Given a 0-indexed integer array nums of size n containing all numbers from 1 to n, return the number of increasing quadruplets.
A quadruplet (i, j, k, l) is increasing if:
0 <= i < j < k < l < n, and
nums[i] < nums[k] < nums[j] < nums[l].
Example 1:
Input: nums = [1,3,2,4,5]
Output: 2
Explanation:
- When i = 0, j = 1, k = 2, and l = 3, nums[i] < nums[k] < nums[j] < nums[l].
- When i = 0, j = 1, k = 2, and l = 4, nums[i] < nums[k] < nums[j] < nums[l].

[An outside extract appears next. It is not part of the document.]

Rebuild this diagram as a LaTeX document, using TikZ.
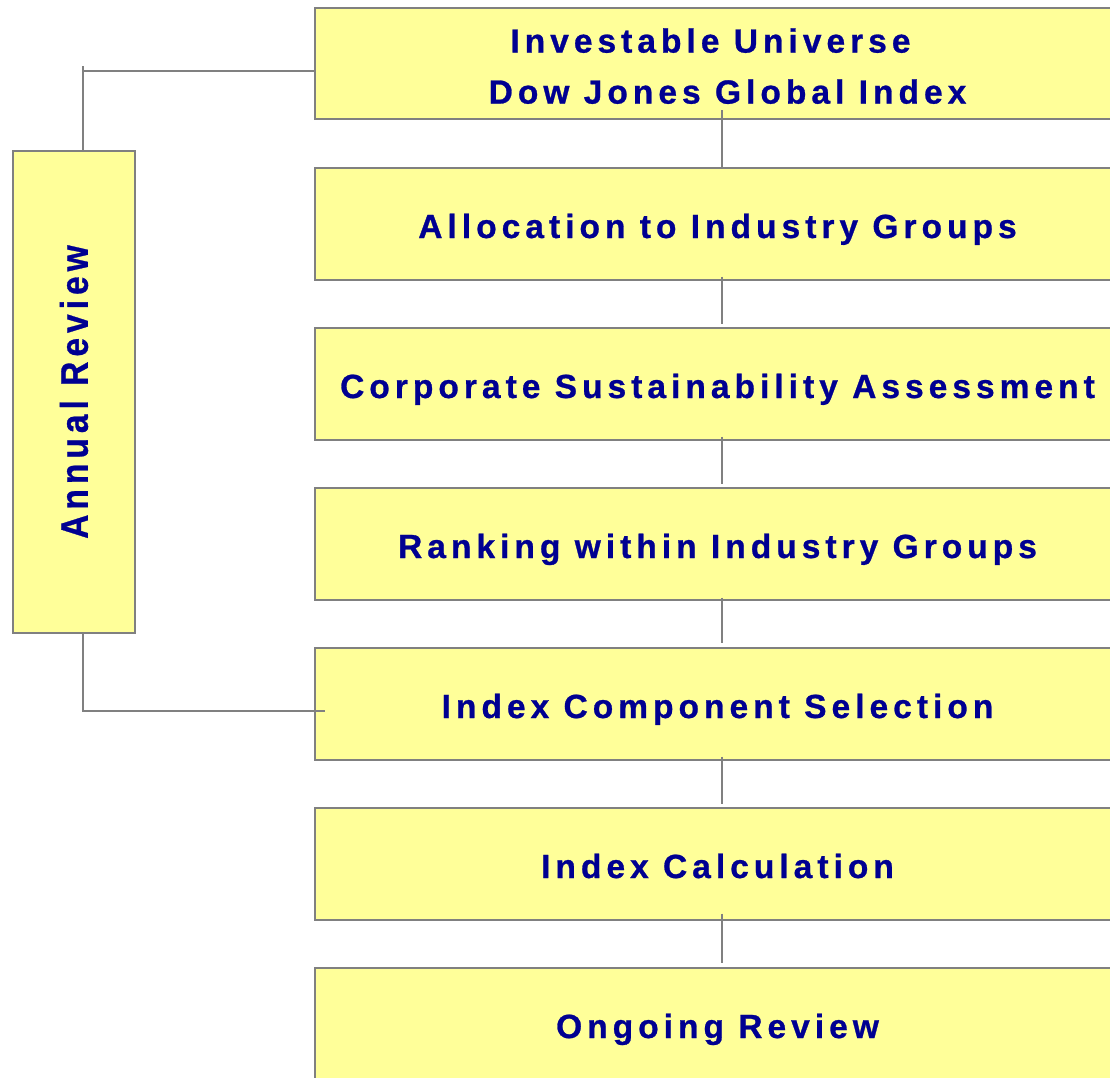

There are no other quadruplets, so we return 2.
Example 2:
Input: nums = [1,2,3,4]
Output: 0
Explanation: There exists only one quadruplet with i = 0, j = 1, k = 2, l = 3, but since nums[j] < nums[k], we return 0.
Constraints:
4 <= nums.length <= 4000
1 <= nums[i] <= nums.length
All the integers of nums are unique. nums is a permutation.
Solutions
Solution 1: Enumeration + Preprocessing
We can enumerate $j$ and $k$ in the quadruplet, then the problem is transformed into, for the current $j$ and $k$:
Count how many $l$ satisfy $l > k$ and $nums[l] > nums[j]$;
Count how many $i$ satisfy $i < j$ and $nums[i] < nums[k]$.
We can use two two-dimensional arrays $f$ and $g$ to record these two pieces of information. Where $f[j][k]$ represents how many $l$ satisfy $l > k$ and $nums[l] > nums[j]$, and $g[j][k]$ represents how many $i$ satisfy $i < j$ and $nums[i] < nums[k]$.
Therefore, the answer is the sum of all $f[j][k] \times g[j][k]$.
The time complexity is $O(n^2)$, and the space complexity is $O(n^2)$. Where $n$ is the length of the array.